Donn Dears is very concerned about the current climate change news.
“My greatest concern is that climate change hysteria could cause us to make some very bad decisions about energy usage and energy development,” he says.

Unlike many who view greenhouse gases as detrimental to the planet, Dears does not agree.
“I’ve studied this issue for 20 years and after looking at the science, it’s my view that it’s not an existential threat,” he says.
In his several nonfiction and fiction books, Dears invokes the work of best-selling author Michael Crichton, who in a speech to the Commonwealth Club in 2003 compared environmentalism to religion. Crichton, who died in 2008, asked, “How will we manage to get environmentalism out of the clutches of religion, and back to a scientific discipline?”
Dears doesn’t dispute that planet Earth is warming, but that agreement comes with a caveat.
“Over the last 100 years, it has warmed by a degree or degree and a half,” he says. “The issue is not so much that it’s warming. It’s what’s causing the warming.”
Dears does not agree that carbon dioxide and methane – the most prevalent of the greenhouse gases – are a major threat.

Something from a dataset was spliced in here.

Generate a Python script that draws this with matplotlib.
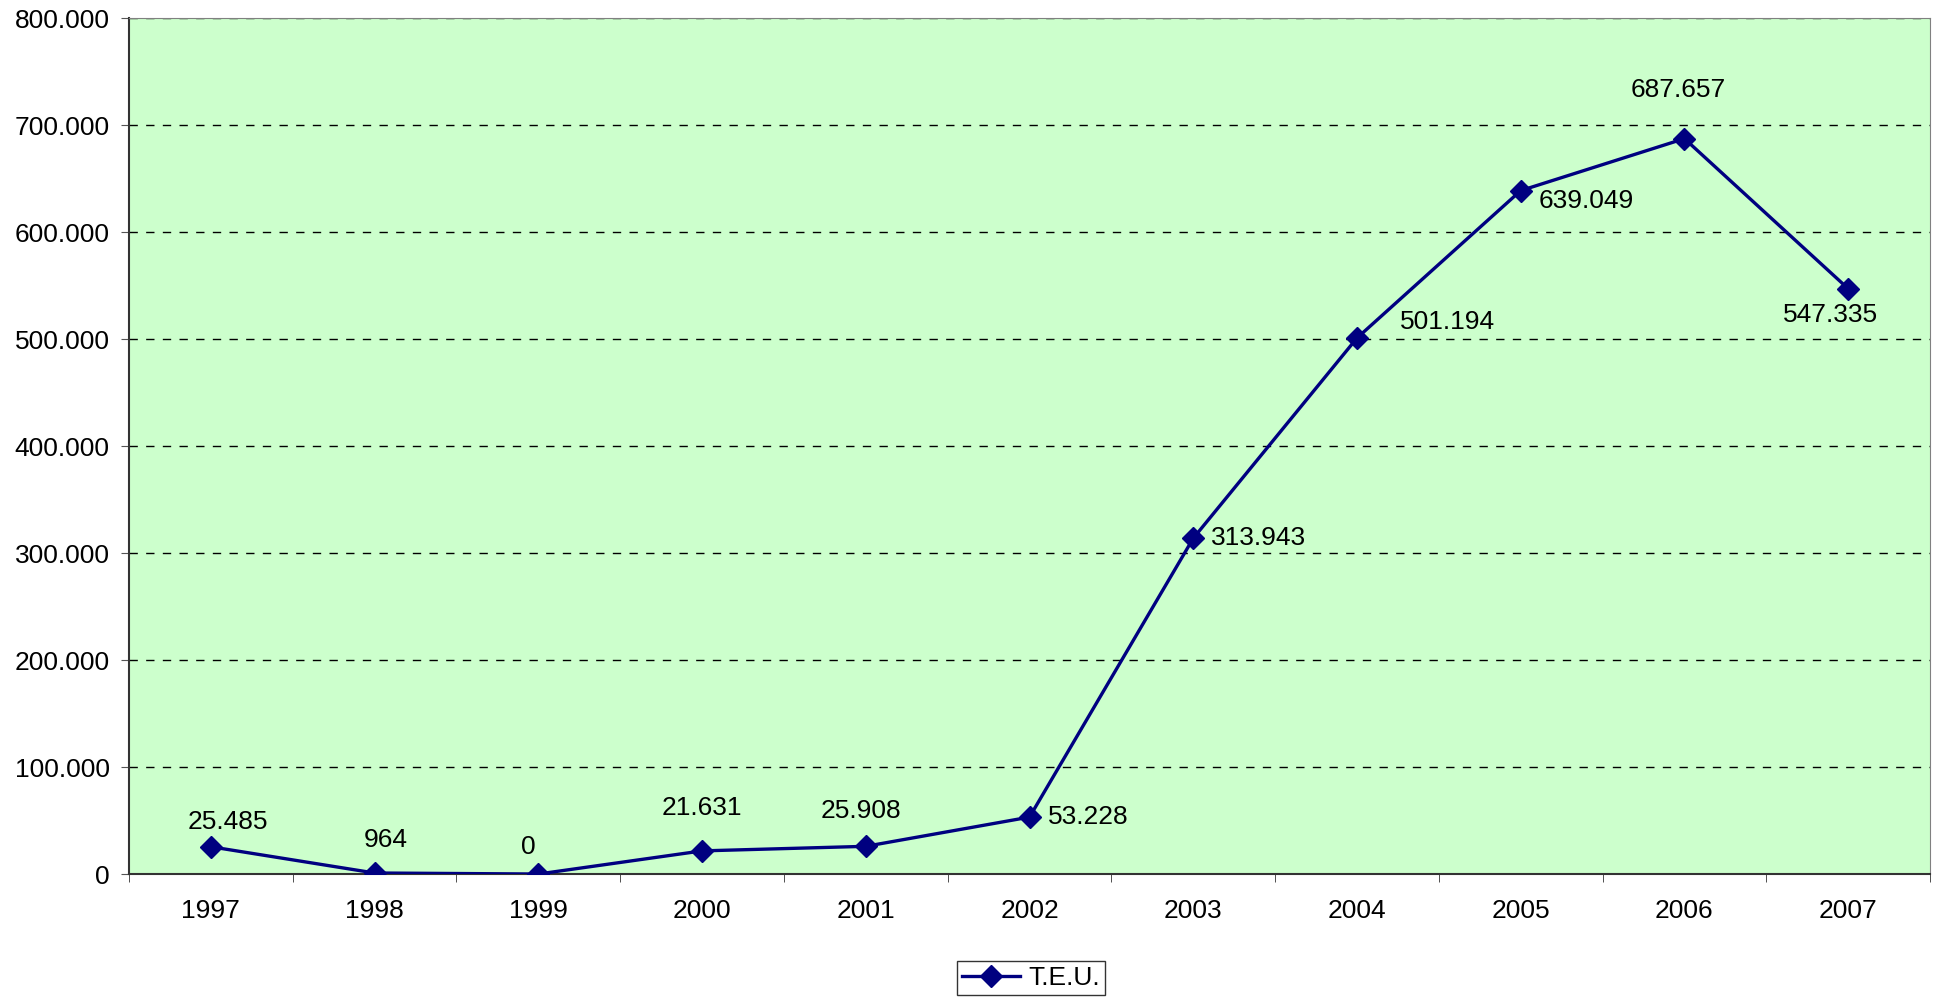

“If you look back over the past 10,000 years – since the last Ice Age – there have been more warmer periods, then cooling has happened. You can go back 1,000 years and it was warmer than it is today. Go back 2,000 years to the Roman warm period when it was warmer than now.”
Dears’ argument is two-fold: It’s not warming nearly as fast as many past predictions have warned, and we do not have the knowledge or technology to replace fossil fuels with alternate energy sources.
He adds that he is certainly not against the continuing research into alternate fuels and energy.
“Whatever is going to happen will happen because of the economics of the situation,” he says.
Electric trucks and vehicles are an example of economics driving circumstances, Dears says. Natural gas is about 63 percent efficient when it comes to generating electricity; the internal combustion engine has about 30 percent efficiency.
“But,” he continues, “about 80 percent of the energy we use comes from fossil fuels and there’s no way to immediately and economically replace them.”
Dears estimates that it would cost about $19 trillion – roughly the amount of our current national debt – to eliminate fossil fuels today. Much of that cost would be for be for energy storage equipment (batteries), which would have to be replaced every decade at a cost of another $19 trillion.
“We should use nuclear fuel even more,” he recommends.
Dears also is excited by the prospect of fusion as an energy source, but so far it takes more energy to cause the reaction than is produced. Dears cites a project in Europe that has a 10-year timeline to get a fusion reactor working.
“There’s a group in Washington state working on it,” he says. “The research should go on. It’s great.”
Dears grew up in Manhattan during World War II when many items were rationed and adults were frugal, remembering the recent Great Depression. “I was a lousy student at the time,” he recalls. “But I made a habit of going to the planetarium and the Museum of Natural History.”
He loved the sea and went to the U.S Merchant Marine Academy as an engineering student. The curriculum alternated a year of classroom followed by a year at sea on a merchant ship.
“I had seen the world by the time I was 19,” he recalls.
After graduating, Dears got an engineering job at General Electric, which was interrupted by active duty with the U.S. Navy during the Korean War. By this time, he had married Marian, his wife of more than 53 years, who died in 2007. A Julliard-trained concert pianist, she was attending an all-girls college near his Marine Academy. The two schools often paired off for dances and Donn’s designated date was Florence Henderson (who later went on to fame and fortune as the mother in “The Brady Bunch.”) But he liked Marian better and Florence had to find another date.
Returning to the U.S. from Korea, Dears kept moving up from one GE job to a better one, receiving training in many different aspects of the business on the way and eventually spending a number of years setting up joint ventures in the Middle East and other areas.
In 1998, the Young Americas Foundation purchased President Ronald Reagan’s ranch, Rancho del Cielo, in Santa Barbara, Calif. After retiring to the Chicago area in in 2007, Dears received a direct-mail piece about the ranch and the foundation.
“It really caught my attention,” Dears recalls, adding that he went on a cruise with the foundation and then visited the ranch. “They brought in high school and college students and taught them about Reagan, his beliefs and conservative thought,” Dears says.
He became a donor, has visited the Ranch several times and cruises annually with the group.
While the stereotype of engineers may be of people who are not writers, Dears writes every day, contributing articles every week to his blog, www.powerforusa.com.
“Most of my articles are on some aspect of energy,” he says.

Dears writes from the study in his home in the Village of Collier where he has lived since 2015. His most recent article is on the Carrington Event that took place in 1859 when a powerful coronal mass ejection – solar flare – induced the largest geomagnetic storm on record. A similar event today could cause communications havoc, damage satellites and disrupt the power grid.
Dears says he has another book in “the embryonic stage” that involves energy auctions and the insider world of energy management and distribution.
“It’s a bit controversial,” he notes. “Yeah, of course,” he adds with a straight face.